Piecing together the Avatar lore related to dragons, it's clear that there may be far deeper issues than the series directly addressed. Sozin may have brought the species to near extinction, but he likely wasn't the first human to show the fire-breathing lizard just how awful some people can be.
Little is known about dragons in Avatar, and they are only seldom seen. In the chronology of the world, one of the earliest appearances is during the days of the first Avatar, Wan, when he learned to properly firebend by studying the Dancing Dragon motions from a white dragon present during ancient times. Thousands of years later, during Aang's childhood, the young airbender said that there were tons of dragons, as he desperately sought to ride one alongside his Fire Nation friend Kuzon. However, after Aang was frozen for 100 years, he awoke to a world where dragons were believed to be extinct following Fire Lord Sozin imposing a tradition of hunting down the beasts to earn the title of "Dragon" for themselves.
Iroh, known as the "Dragon of the West," was believed to be the last human to see a dragon alive after he killed the final one to earn his title. This is later revealed to be a lie that Iroh constructed to protect the last two dragons, Ran and Shaw, who are worshipped by the secret civilization of Sun Warriors and who later make Aang and Zuko swear to maintain their secrecy. Still, there are a few puzzling questions that raise concerns about humanity's relationship with dragons even before Sozin's time. Namely, if the Sun Warriors formed in the days before there was even a Fire Nation, what exactly were they hiding Ran and Shaw from if dragon-hunting only became a severe problem in Sozin's day?
Indeed, despite Aang saying that there were tons of dragons during the days before the Hundred Year War, the rarity and shyness of the creatures proves justified during his adventure with Kuzon. After scouring mountaintops to find a dragon, the pair come across poachers looking to steal a dragon's egg. Aang and Kuzon manage to scare the poachers off, but the fact that there was a poaching practice at all, and that it was even known as "poaching" at the time, would suggest that overhunting or otherwise threatening dragons' existence was already a longstanding problem.

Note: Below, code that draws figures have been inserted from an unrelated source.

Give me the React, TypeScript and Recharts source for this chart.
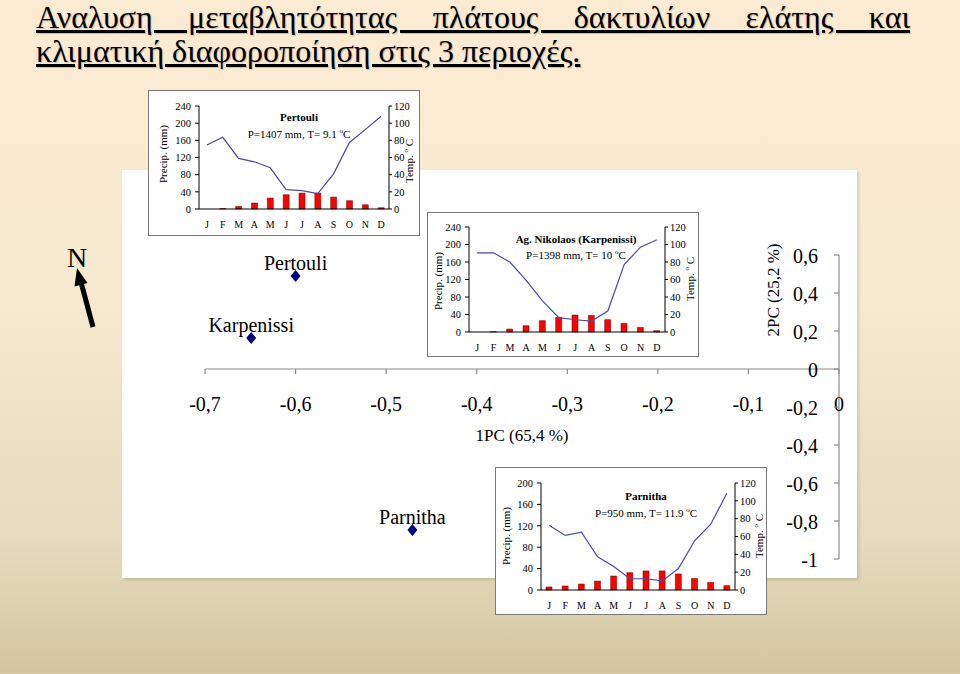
import React from 'react';
import {
  ScatterChart, Scatter, XAxis, YAxis, ReferenceLine, ReferenceDot,
  ComposedChart, Bar, Line,
} from 'recharts';

const serif = '"Liberation Serif", "Times New Roman", serif';

// PCA scores
const siteNames = ['Pertouli', 'Karpenissi', 'Parnitha'];
const pc1Scores = [-0.6, -0.649, -0.471];
const pc2Scores = [0.489, 0.163, -0.847];
const pc1Ticks = [-0.7, -0.6, -0.5, -0.4, -0.3, -0.2, -0.1, 0];
const pc2Ticks = [0.6, 0.4, 0.2, 0, -0.2, -0.4, -0.6, -0.8, -1];

// climate diagrams
const months = ['J', 'F', 'M', 'A', 'M', 'J', 'J', 'A', 'S', 'O', 'N', 'D'];
const tempTicks = [0, 20, 40, 60, 80, 100, 120];
const precipTicks240 = [0, 40, 80, 120, 160, 200, 240];
const precipTicks200 = [0, 40, 80, 120, 160, 200];

const pertouliPrecip = [149, 167, 118, 110, 96, 45, 43, 36, 82, 155, 185, 216];
const pertouliTemp = [0, 0.5, 3.1, 7, 12.7, 16.6, 18.5, 18.5, 13.9, 9.7, 5, 1.5];
const karpenissiPrecip = [181, 181, 160, 118, 71, 33, 28, 25, 48, 154, 194, 211];
const karpenissiTemp = [0, 0.3, 3.4, 7.2, 13, 16.8, 19.4, 19, 14.1, 9.9, 5.3, 1.5];
const parnithaPrecip = [121, 102, 108, 62, 44, 21, 21, 17, 40, 92, 123, 181];
const parnithaTemp = [3.4, 4.5, 6.7, 10, 15.7, 19.5, 21.4, 21.4, 18, 13, 8.6, 4.9];

const fmt = (v: number) => String(Math.round(v * 10) / 10 + 0).replace('.', ',');

const axisGrey = '#8a8a8a';

function Centered({ x, y, children, style }: any) {
  return (
    <div style={{
      position: 'absolute', left: x, top: y, transform: 'translate(-50%, -50%)',
      whiteSpace: 'nowrap', lineHeight: 1, fontFamily: serif, color: '#000', ...style,
    }}>
      {children}
    </div>
  );
}

function Rotated({ x, y, children, size }: any) {
  return (
    <div style={{
      position: 'absolute', left: x, top: y, transform: 'translate(-50%, -50%) rotate(-90deg)',
      whiteSpace: 'nowrap', lineHeight: 1, fontFamily: serif, fontSize: size, color: '#000',
    }}>
      {children}
    </div>
  );
}

function Diamond(props: any) {
  const { cx, cy, payload } = props;
  return (
    <g>
      <polygon points={`${cx},${cy - 6} ${cx + 5},${cy} ${cx},${cy + 6} ${cx - 5},${cy}`} fill="#000080" />
      <text x={cx} y={cy - 6} textAnchor="middle" fontSize={20} fontFamily={serif} fill="#000">
        {payload.name}
      </text>
    </g>
  );
}

function PcaChart() {
  const points = siteNames.map((name, i) => ({ name, x: pc1Scores[i], y: pc2Scores[i] }));
  return (
    <ScatterChart width={735} height={408} margin={{ top: 85, right: 18, bottom: 19, left: 83 }}>
      <XAxis type="number" dataKey="x" domain={[-0.7, 0]} hide allowDataOverflow />
      <YAxis type="number" dataKey="y" domain={[-1, 0.6]} hide allowDataOverflow />
      <ReferenceLine y={0} stroke={axisGrey} strokeWidth={1.2} />
      <ReferenceLine x={0} stroke={axisGrey} strokeWidth={1.2} />
      {pc1Ticks.map((v) => (
        <ReferenceDot
          key={'x' + v} x={v} y={0} r={0}
          shape={(p: any) => (
            <g>
              <line x1={p.cx} y1={p.cy} x2={p.cx} y2={p.cy + 5} stroke={axisGrey} strokeWidth={1.2} />
              <text x={p.cx} y={p.cy + 35} textAnchor="middle" dominantBaseline="central" fontSize={20} fontFamily={serif} fill="#000">
                {fmt(v)}
              </text>
            </g>
          )}
        />
      ))}
      {pc2Ticks.map((v) => (
        <ReferenceDot
          key={'y' + v} x={0} y={v} r={0}
          shape={(p: any) => (
            <g>
              <line x1={p.cx - 5} y1={p.cy} x2={p.cx} y2={p.cy} stroke={axisGrey} strokeWidth={1.2} />
              <text x={p.cx - 21} y={p.cy + 1} textAnchor="end" dominantBaseline="central" fontSize={20} fontFamily={serif} fill="#000">
                {fmt(v)}
              </text>
            </g>
          )}
        />
      ))}
      <Scatter data={points} shape={<Diamond />} isAnimationActive={false} />
    </ScatterChart>
  );
}

function Climate({ box, plot, precip, temp, pMax, pTicks, title, sub, labelPos }: any) {
  const data = months.map((m, i) => ({ m, p: precip[i], t: temp[i] }));
  const tick = { fontSize: 10.5, fill: '#000', fontFamily: serif };
  return (
    <div style={{
      position: 'absolute', left: box.x, top: box.y, width: box.w, height: box.h,
      border: '1px solid #7a7a7a', background: '#fff', boxSizing: 'border-box',
    }}>
      <ComposedChart width={box.w - 2} height={box.h - 2} data={data} margin={{ top: plot.t, right: 0, bottom: 0, left: 0 }}>
        <XAxis dataKey="m" height={plot.b} interval={0} tickLine={false} tickMargin={6} axisLine={{ stroke: '#000' }} tick={{ ...tick, fontSize: 10 }} />
        <YAxis yAxisId="p" orientation="left" width={plot.l} domain={[0, pMax]} ticks={pTicks}
          tick={tick} tickSize={4} tickMargin={4} axisLine={{ stroke: '#000' }} tickLine={{ stroke: '#000' }} />
        <YAxis yAxisId="t" orientation="right" width={plot.r} domain={[0, 120]} ticks={tempTicks}
          tick={tick} tickSize={3} tickMargin={2} axisLine={{ stroke: '#000' }} tickLine={{ stroke: '#000' }} />
        <Bar yAxisId="t" dataKey="t" fill="#ff0000" stroke="#5a0000" strokeWidth={0.5} barSize={6} isAnimationActive={false} />
        <Line yAxisId="p" dataKey="p" type="linear" stroke="#4a4aa8" strokeWidth={1.2} dot={false} isAnimationActive={false} />
      </ComposedChart>
      <Centered x={labelPos.title[0]} y={labelPos.title[1]} style={{ fontSize: 11, fontWeight: 'bold' }}>{title}</Centered>
      <Centered x={labelPos.sub[0]} y={labelPos.sub[1]} style={{ fontSize: 11 }}>
        {sub} <sup style={{ fontSize: 7 }}>o</sup>C
      </Centered>
      <Rotated x={labelPos.precip[0]} y={labelPos.precip[1]} size={11}>Precip. (mm)</Rotated>
      <Rotated x={labelPos.temp[0]} y={labelPos.temp[1]} size={11}>Temp. <sup style={{ fontSize: 7 }}>o</sup> C</Rotated>
    </div>
  );
}

export default function App() {
  return (
    <div style={{
      position: 'absolute', left: 0, top: 0, width: 960, height: 674, overflow: 'hidden',
      background: 'linear-gradient(to bottom, #fcebd3 0%, #f6e9cf 45%, #e6dbbc 80%, #d3c6a0 100%)',
      fontFamily: serif,
    }}>
      <div style={{
        position: 'absolute', left: 36, top: 0, width: 874, fontSize: 32, lineHeight: '34px',
        textDecoration: 'underline', color: '#000', fontFamily: '"Liberation Serif", serif',
        textShadow: '1px 1px 1px rgba(0,0,0,0.2)',
      }}>
        <div style={{ textAlign: 'justify', textAlignLast: 'justify' }}>Αναλυση μεταβλητότητας πλάτους δακτυλίων ελάτης και</div>
        <div>κλιματική διαφοροποίηση στις 3 περιοχές.</div>
      </div>

      <div style={{ position: 'absolute', left: 122, top: 170, width: 735, height: 408, background: '#fff', boxShadow: '2px 2px 3px rgba(0,0,0,0.12)' }}>
        <PcaChart />
      </div>

      <Centered x={77} y={258} style={{ fontSize: 28 }}>N</Centered>
      <svg style={{ position: 'absolute', left: 0, top: 0 }} width={160} height={360}>
        <line x1={93} y1={327} x2={81.5} y2={284} stroke="#000" strokeWidth={5} />
        <polygon points="77,268 87.5,283 74.5,286.5" fill="#000" />
      </svg>

      <Centered x={522} y={435} style={{ fontSize: 17 }}>1PC (65,4 %)</Centered>
      <Rotated x={773} y={290} size={17}>2PC (25,2 %)</Rotated>

      <Climate
        box={{ x: 148, y: 90, w: 272, h: 146 }} plot={{ l: 50, r: 30, t: 15, b: 26 }}
        precip={pertouliPrecip} temp={pertouliTemp} pMax={240} pTicks={precipTicks240}
        title="Pertouli" sub="P=1407 mm, T= 9.1"
        labelPos={{ title: [150, 26], sub: [150, 43], precip: [14, 63], temp: [260, 70] }}
      />
      <Climate
        box={{ x: 427, y: 212, w: 272, h: 145 }} plot={{ l: 41, r: 33, t: 14, b: 24 }}
        precip={karpenissiPrecip} temp={karpenissiTemp} pMax={240} pTicks={precipTicks240}
        title="Ag. Nikolaos (Karpenissi)" sub="P=1398 mm, T= 10"
        labelPos={{ title: [148, 26], sub: [148, 42], precip: [10, 68], temp: [262, 66] }}
      />
      <Climate
        box={{ x: 495, y: 467, w: 272, h: 148 }} plot={{ l: 45, r: 31, t: 15, b: 24 }}
        precip={parnithaPrecip} temp={parnithaTemp} pMax={200} pTicks={precipTicks200}
        title="Parnitha" sub="P=950 mm, T= 11.9"
        labelPos={{ title: [150, 28], sub: [150, 45], precip: [10, 68], temp: [263, 68] }}
      />
    </div>
  );
}
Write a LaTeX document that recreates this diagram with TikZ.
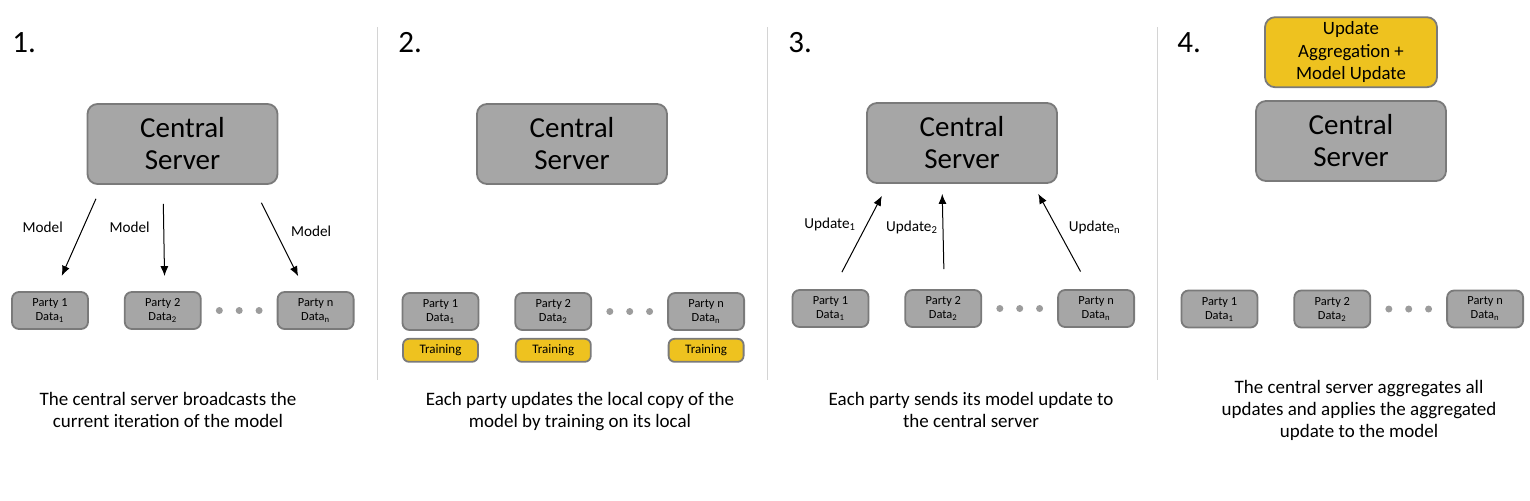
\documentclass[tikz,border=0pt]{standalone}
\usepackage{fontspec}
\setmainfont{Carlito}
\usetikzlibrary{positioning,calc,arrows.meta}

\definecolor{boxgray}{HTML}{A6A6A6}
\definecolor{linegray}{HTML}{7A7A7A}
\definecolor{gold}{HTML}{EEC21F}
\definecolor{sepgray}{HTML}{D4D4D4}
\definecolor{dotgray}{HTML}{9C9C9C}

\tikzset{
  server/.style={draw=linegray,fill=boxgray,rounded corners=5pt,line width=0.9pt,
    minimum width=95pt,minimum height=40pt,align=center,inner sep=0pt,
    font=\fontsize{14.5}{16}\selectfont},
  party/.style={draw=linegray,fill=boxgray,rounded corners=3.5pt,line width=0.9pt,
    minimum width=38pt,minimum height=18.5pt,align=center,inner sep=0pt,
    font=\fontsize{6.2}{7}\selectfont},
  train/.style={draw=linegray,fill=gold,rounded corners=3pt,line width=0.9pt,
    minimum width=37.5pt,minimum height=11.5pt,inner sep=0pt,
    font=\fontsize{6.5}{7}\selectfont},
  agg/.style={draw=linegray,fill=gold,rounded corners=5pt,line width=0.9pt,
    minimum width=86pt,minimum height=35pt,align=center,inner sep=0pt,
    font=\fontsize{9.4}{11.3}\selectfont},
  stepno/.style={anchor=base west,inner sep=0pt,font=\fontsize{15.5}{15.5}\selectfont},
  lbl/.style={inner sep=0pt,font=\fontsize{7.6}{9}\selectfont},
  note/.style={anchor=base,align=center,inner sep=0pt,font=\fontsize{9.5}{11}\selectfont},
  arr/.style={-{Latex[length=5pt,width=4pt]},line width=0.5pt},
  sep/.style={sepgray,line width=0.5pt},
  dot/.style={fill=dotgray}
}

\begin{document}
\begin{tikzpicture}[x=0.5pt,y=-0.5pt]
\useasboundingbox (0,0) rectangle (1530,500);

% separators
\draw[sep] (377,27) -- (377,380);
\draw[sep] (767,27) -- (767,380);
\draw[sep] (1157,27) -- (1157,380);

% 1. broadcast
\node[stepno] (n_1) at (12,52) {1.};
\node[server] (cs_1) at (182.5,144) {Central\\Server};
\node[party] (p1_1) at (50,310.5) {Party 1\\Data\textsubscript{1}};
\node[party] (p1_2) [right=17.5pt of p1_1] {Party 2\\Data\textsubscript{2}};
\node[party] (p1_n) [right=37.5pt of p1_2] {Party n\\Data\textsubscript{n}};
\fill[dot] ($(p1_2)!0.37!(p1_n)$) circle (3.5) ($(p1_2)!0.5!(p1_n)$) circle (3.5) ($(p1_2)!0.63!(p1_n)$) circle (3.5);
\draw[arr,shorten <=7.6pt,shorten >=8.3pt] ($(cs_1.south west)+(15.5,0)$) -- node[lbl,pos=0.4,left=10pt] {Model} ($(p1_1.north)+(5,0)$);
\draw[arr,shorten <=9.5pt,shorten >=7.5pt] ($(cs_1.south)+(-19.5,0)$) -- node[lbl,pos=0.4,left=6.75pt] {Model} ($(p1_2.north)+(2,0)$);
\draw[arr,shorten <=10pt,shorten >=8.3pt] ($(cs_1.south east)+(-26,0)$) -- node[lbl,pos=0.435,right=7.5pt] {Model} ($(p1_n.north)+(-10,0)$);
\node[note] (c_1) at (168,427) {The central server broadcasts the\\current iteration of the model};

% 2. local training
\node[stepno] (n_2) at (398,52) {2.};
\node[server] (cs_2) at (572,144) {Central\\Server};
\node[party] (p2_1) at (440.5,311.5) {Party 1\\Data\textsubscript{1}};
\node[party] (p2_2) [right=17.5pt of p2_1] {Party 2\\Data\textsubscript{2}};
\node[party] (p2_n) [right=37.5pt of p2_2] {Party n\\Data\textsubscript{n}};
\fill[dot] ($(p2_2)!0.37!(p2_n)$) circle (3.5) ($(p2_2)!0.5!(p2_n)$) circle (3.5) ($(p2_2)!0.63!(p2_n)$) circle (3.5);
\node[train] (t2_1) [below=3.5pt of p2_1] {Training};
\node[train] (t2_2) [below=3.5pt of p2_2] {Training};
\node[train] (t2_n) [below=3.5pt of p2_n] {Training};
\node[note] (c_2) at (580,427) {Each party updates the local copy of the\\model by training on its local};

% 3. send updates
\node[stepno] (n_3) at (788,52) {3.};
\node[server] (cs_3) at (962,143) {Central\\Server};
\node[party] (p3_1) at (830.5,308.5) {Party 1\\Data\textsubscript{1}};
\node[party] (p3_2) [right=17.5pt of p3_1] {Party 2\\Data\textsubscript{2}};
\node[party] (p3_n) [right=37.5pt of p3_2] {Party n\\Data\textsubscript{n}};
\fill[dot] ($(p3_2)!0.37!(p3_n)$) circle (3.5) ($(p3_2)!0.5!(p3_n)$) circle (3.5) ($(p3_2)!0.63!(p3_n)$) circle (3.5);
\draw[arr,shorten <=9.6pt,shorten >=6.7pt] ($(p3_1.north)+(2.5,0)$) -- node[lbl,pos=0.61,left=5pt] {Update\textsubscript{1}} ($(cs_3.south west)+(22,0)$);
\draw[arr,shorten <=10pt,shorten >=5pt] ($(p3_2.north)+(1,0)$) -- node[lbl,pos=0.59,left=2.25pt] {Update\textsubscript{2}} ($(cs_3.south)+(-20,0)$);
\draw[arr,shorten <=10pt,shorten >=5.6pt] ($(p3_n.north)+(-6,0)$) -- node[lbl,pos=0.59,right=6pt] {Update\textsubscript{n}} ($(cs_3.south east)+(-25,0)$);
\node[note] (c_3) at (971,427) {Each party sends its model update to\\the central server};

% 4. aggregation
\node[stepno] (n_4) at (1177,52) {4.};
\node[server] (cs_4) at (1351,141) {Central\\Server};
\node[agg] (ag_4) [above=6pt of cs_4] {Update\\Aggregation +\\Model Update};
\node[party] (p4_1) at (1219.5,309) {Party 1\\Data\textsubscript{1}};
\node[party] (p4_2) [right=17.5pt of p4_1] {Party 2\\Data\textsubscript{2}};
\node[party] (p4_n) [right=37.5pt of p4_2] {Party n\\Data\textsubscript{n}};
\fill[dot] ($(p4_2)!0.37!(p4_n)$) circle (3.5) ($(p4_2)!0.5!(p4_n)$) circle (3.5) ($(p4_2)!0.63!(p4_n)$) circle (3.5);
\node[note] (c_4) at (1359,437) {The central server aggregates all\\updates and applies the aggregated\\update to the model};
\end{tikzpicture}
\end{document}
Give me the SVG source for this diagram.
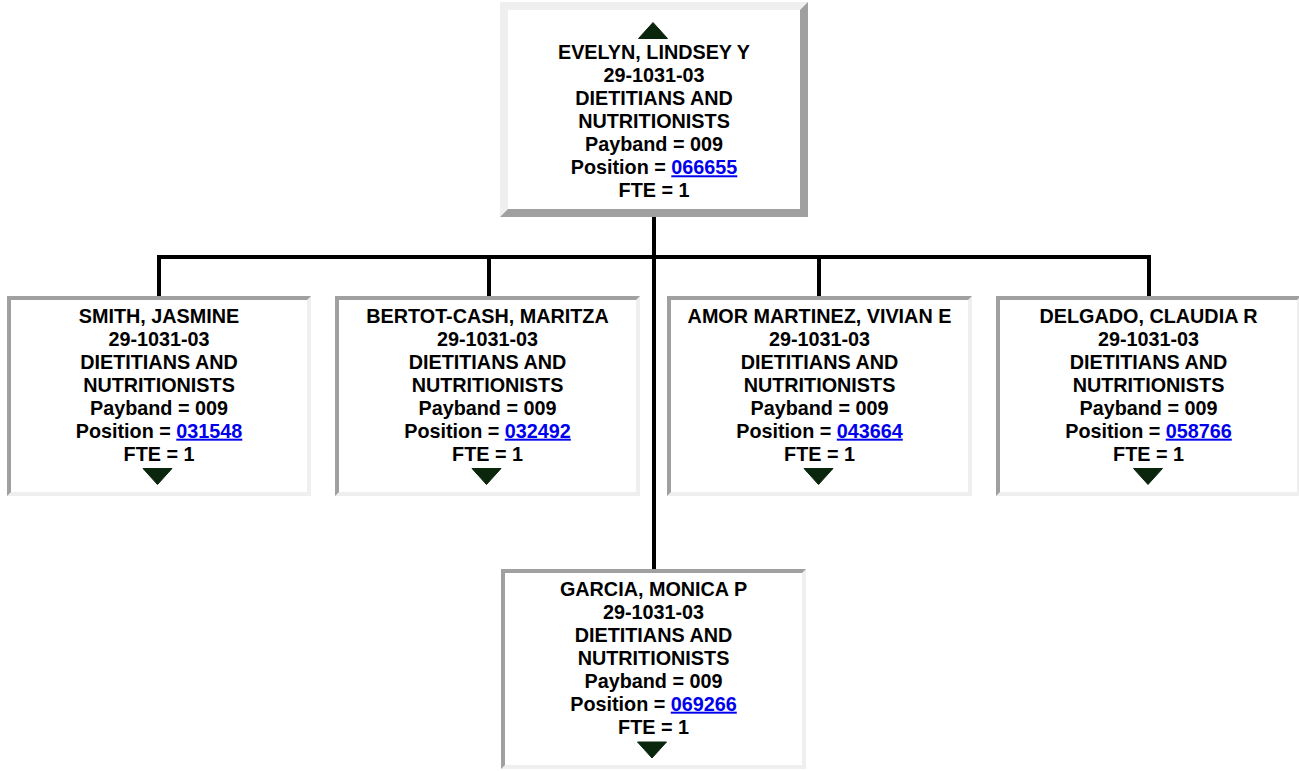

The only reason the Sun Warriors would have for receding from society and keeping Ran and Shaw a secret so long before Sozin's time is if humankind already had a relationship with dragons rife with its own issues. Far from proving bent on the destruction of the species, Sozin himself was shown to have a dragon as a mount at the same time as Roku had his own dragon, Fang -- so even if the Fire Lord were to start the tradition of hunting them down, it would have been in the waning days of his life.
Moreover, it's hard to believe that such powerful creatures could be hunted to near-extinction within the span of little more than a century, especially a century in which Fire Nation efforts were primarily focused on the growing Hundred Year War rather than leisure activities like hunting.
Luckily, dragon-kind seemed to recover over the course of Fire Lord Zuko's reign, as he was shown with his own mount, Druk, in the days of The Legend of Korra. Nonetheless, there is clearly a far darker history that Avatar has yet to fully explore.
Prequel novels like the Kyoshi books are the exact kind of material where the franchise could give further insight into what the relationship between humans and dragons was like. Despite venturing to the Fire Nation in the second novel, however, the prequel stories have yet to delve much further into what that mythology is like.